33 “Sell your possessions and give to charity; make yourselves money belts which do not wear out, an unfailing treasure in heaven, where no thief comes near nor moth destroys. 34 For where your treasure is, there your heart will be also. 35 “ Be dressed in readiness, and keep your lamps lit. 36 Be like men who are waiting for their master when he returns from the wedding feast, so that they may immediately open the door to him when he comes and knocks. Luke 12:33-36 (NASB)
One recurring warning throughout the New Testament is that Christians should live in such a way that they will be ready when their Lord returns. What would that life look like? How should we live in order to be ready when He comes and knocks?…
I doubt that it would look like the self-indulgent, pop-culture oriented, heavily marketed, so-called Christian lifestyle that waters down the gospel and breeds “Christians” who are both theologically and scripturally ignorant. They follow “another Jesus” whose creators have designed to fit the image that draws the crowd they want. The “followers” of this “other Jesus” resent any call to live lives of repentance before a Holy God who is to be feared. What does the life look like that is prepared for our Lord’s return?
13 Therefore, prepare your minds for action, keep sober in spirit, fix your hope completely on the grace to be brought to you at the revelation of Jesus Christ. 1 Peter 1:13 (NASB)

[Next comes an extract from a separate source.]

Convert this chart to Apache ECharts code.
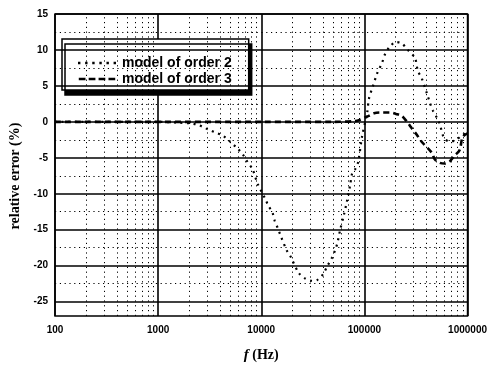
<!DOCTYPE html>
<html>
<head>
<meta charset="utf-8">
<script src="https://cdn.jsdelivr.net/npm/echarts@6/dist/echarts.min.js"></script>
<style>
  html, body { margin: 0; padding: 0; background: #fff; }
  #chart { width: 490px; height: 368px; }
</style>
</head>
<body>
<div id="chart"></div>
<script>
// Frequency response error of two reduced-order models (frequency in Hz, error in %)
const freqOrder2 = [100, 300, 1000, 1500, 2000, 2430, 2710, 3100, 3620, 4230, 4940, 5780, 6600, 7380, 8240, 9210,
  11000, 11840, 12760, 13530, 14460, 15590, 17550, 19180, 23070, 26780, 31060, 34740, 39660, 43950, 48450,
  52120, 54840, 58240, 62660, 67590, 72750, 76000, 81300, 86900, 95000, 106200, 111000, 121300, 132600,
  148200, 158400, 177100, 202300, 231100, 264000, 308600, 329900, 360500, 403000, 430700, 460500, 503500,
  538000, 590000, 660000, 760000, 878000, 1000000];
const errOrder2 = [0, 0, 0, -0.1, -0.2, -0.4, -0.7, -1.1, -1.5, -1.9, -2.7, -3.6, -4.5, -5.6, -6.6, -8.6,
  -10.8, -11.8, -12.5, -13.8, -14.8, -16.0, -17.8, -18.7, -21.0, -21.8, -22.1, -22.0, -21.2, -20.0, -18.9,
  -17.8, -16.8, -15.0, -13.2, -11.1, -8.8, -7.2, -6.6, -5.6, -2.0, 1.2, 3.3, 5.0, 6.7,
  8.2, 9.4, 10.5, 11.1, 10.9, 10.0, 8.9, 7.1, 6.0, 4.0, 2.7, 1.6, 0.6,
  -0.3, -2.2, -2.7, -2.6, -1.9, -1.5];

const freqOrder3 = [100, 1000, 10000, 50000, 81300, 91000, 104000, 108700, 124000, 141900, 177100, 202300,
  231100, 259000, 288000, 322000, 360500, 450600, 481000, 538000, 601000, 671000, 750000, 839000, 897000, 1000000];
const errOrder3 = [0, 0, 0, 0, 0.1, 0.3, 0.7, 0.8, 1.2, 1.3, 1.3, 1.1,
  0.8, 0.0, -0.9, -1.8, -2.8, -4.3, -5.2, -5.7, -5.8, -5.5, -4.7, -3.9, -2.1, -1.6];

// Axis ticks
const yMajorTicks = [15, 10, 5, 0, -5, -10, -15, -20, -25];
const yMinorTicks = [12.5, 7.5, 2.5, -2.5, -7.5, -12.5, -17.5, -22.5];
const xDecades = [100, 1000, 10000, 100000];
const xMinorSteps = [2, 3, 4, 5, 6, 7, 8, 9];
const xMinorTicks = [];
xDecades.forEach(d => xMinorSteps.forEach(m => xMinorTicks.push(d * m)));

const pairs = (xs, ys) => xs.map((x, i) => [x, ys[i]]);

// Legend keys: a row of dots and a row of dashes
function keyPath(count, mark, step, h) {
  let p = 'path://';
  for (let i = 0; i < count; i++) p += 'M' + (i * step) + ',0h' + mark + 'v' + h + 'h-' + mark + 'z';
  return p;
}
const dottedKey = keyPath(6, 2.4, 7.1, 2.4);
const dashedKey = keyPath(4, 7, 10.3, 2.6);

const chart = echarts.init(document.getElementById('chart'), null, { renderer: 'canvas' });

const option = {
  backgroundColor: '#fff',
  animation: false,
  grid: {
    left: 54, right: 22, top: 14, bottom: 50,
    show: true, borderColor: '#000', borderWidth: 1.5, backgroundColor: 'transparent'
  },
  legend: {
    orient: 'vertical',
    left: 62, top: 39,
    data: [
      { name: 'model of order 2', icon: dottedKey },
      { name: 'model of order 3', icon: dashedKey }
    ],
    backgroundColor: '#fff',
    borderColor: '#000',
    borderWidth: 1.5,
    shadowColor: '#000',
    shadowBlur: 0,
    shadowOffsetX: 3,
    shadowOffsetY: 5,
    padding: [17, 17, 4, 16],
    itemGap: 2,
    itemWidth: 38,
    itemHeight: 2.5,
    itemStyle: { color: '#000', borderWidth: 0 },
    textStyle: { fontFamily: 'Liberation Sans', fontWeight: 'bold', fontSize: 14, color: '#000', padding: [0, 0, 0, 1] }
  },
  xAxis: {
    type: 'log',
    logBase: 10,
    min: 100,
    max: 1000000,
    name: '{i|f} (Hz)',
    nameLocation: 'middle',
    nameGap: 32,
    nameTextStyle: {
      fontFamily: 'Liberation Serif', fontWeight: 'bold', fontSize: 14, color: '#000',
      rich: { i: { fontStyle: 'italic', fontFamily: 'Liberation Serif', fontWeight: 'bold', fontSize: 15, color: '#000' } }
    },
    axisLine: { show: false },
    axisTick: { show: false },
    axisLabel: {
      margin: 9,
      fontFamily: 'Liberation Sans', fontWeight: 'bold', fontSize: 10, color: '#000',
      formatter: v => String(Math.round(v))
    },
    splitLine: { show: true, lineStyle: { color: '#000', width: 1.6 } }
  },
  yAxis: {
    type: 'value',
    min: -27,
    max: 15,
    name: 'relative error (%)',
    nameLocation: 'middle',
    nameGap: 33,
    nameTextStyle: {
      fontFamily: 'Liberation Serif', fontWeight: 'bold', fontSize: 14, color: '#000',
      padding: [0, 22, 0, 0]
    },
    axisLine: { show: false },
    axisTick: { show: false },
    axisLabel: {
      customValues: yMajorTicks,
      margin: 7,
      fontFamily: 'Liberation Sans', fontWeight: 'bold', fontSize: 10, color: '#000'
    },
    splitLine: { show: false }
  },
  series: [
    {
      // background grid drawn on the data scales
      name: 'grid',
      type: 'line',
      data: [],
      silent: true,
      z: 1,
      markLine: {
        silent: true,
        symbol: 'none',
        animation: false,
        label: { show: false },
        data: [].concat(
          yMinorTicks.map(v => ({ yAxis: v, lineStyle: { color: '#000', width: 1, type: [1.2, 3.6] } })),
          xMinorTicks.map(v => ({ xAxis: v, lineStyle: { color: '#000', width: 1, type: [1.2, 3.6] } })),
          yMajorTicks.map(v => ({ yAxis: v, lineStyle: { color: '#000', width: 1.5, type: 'solid' } }))
        )
      }
    },
    {
      name: 'model of order 2',
      type: 'line',
      z: 3,
      symbol: 'none',
      smooth: 0.3,
      data: pairs(freqOrder2, errOrder2),
      lineStyle: { color: '#000', width: 2.2, type: [2, 4.6], cap: 'butt' },
      itemStyle: { color: '#000' }
    },
    {
      name: 'model of order 3',
      type: 'line',
      z: 4,
      symbol: 'none',
      smooth: 0.3,
      data: pairs(freqOrder3, errOrder3),
      lineStyle: { color: '#000', width: 2.6, type: [6, 4] },
      itemStyle: { color: '#000' }
    }
  ]
};

chart.setOption(option);
</script>
</body>
</html>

The first word in this passage is “therefore” or διὸ. “Therefore” is a good translation. It could also have been rendered as “consequently.” This word is referring back to Peter’s exposition of how Christians are born again to a living hope. In light of the wonders of this salvation given to us in 1 Peter 1:3-12, we are being prepared for the eternal purpose of it and how we should live to be ready for it. The following phrase pertaining to this “therefore” is prepare your minds for action. However, the Greek actually should be translated as “girding up (ἀναζωσάμενοι) the loins (ὀσφύας) of your mind (διανοίας).” The NASB translation states what this colloquialism means to the 21st Century Christian, but the original translation would be like us telling our readers to “fasten their seat belts” or “roll up your sleeves.” This is a way to stress that what is required for the life that is prepared for the coming of the Lord is not one of passivity or laziness, but one prepared for vigorous and sustained spiritual exertion.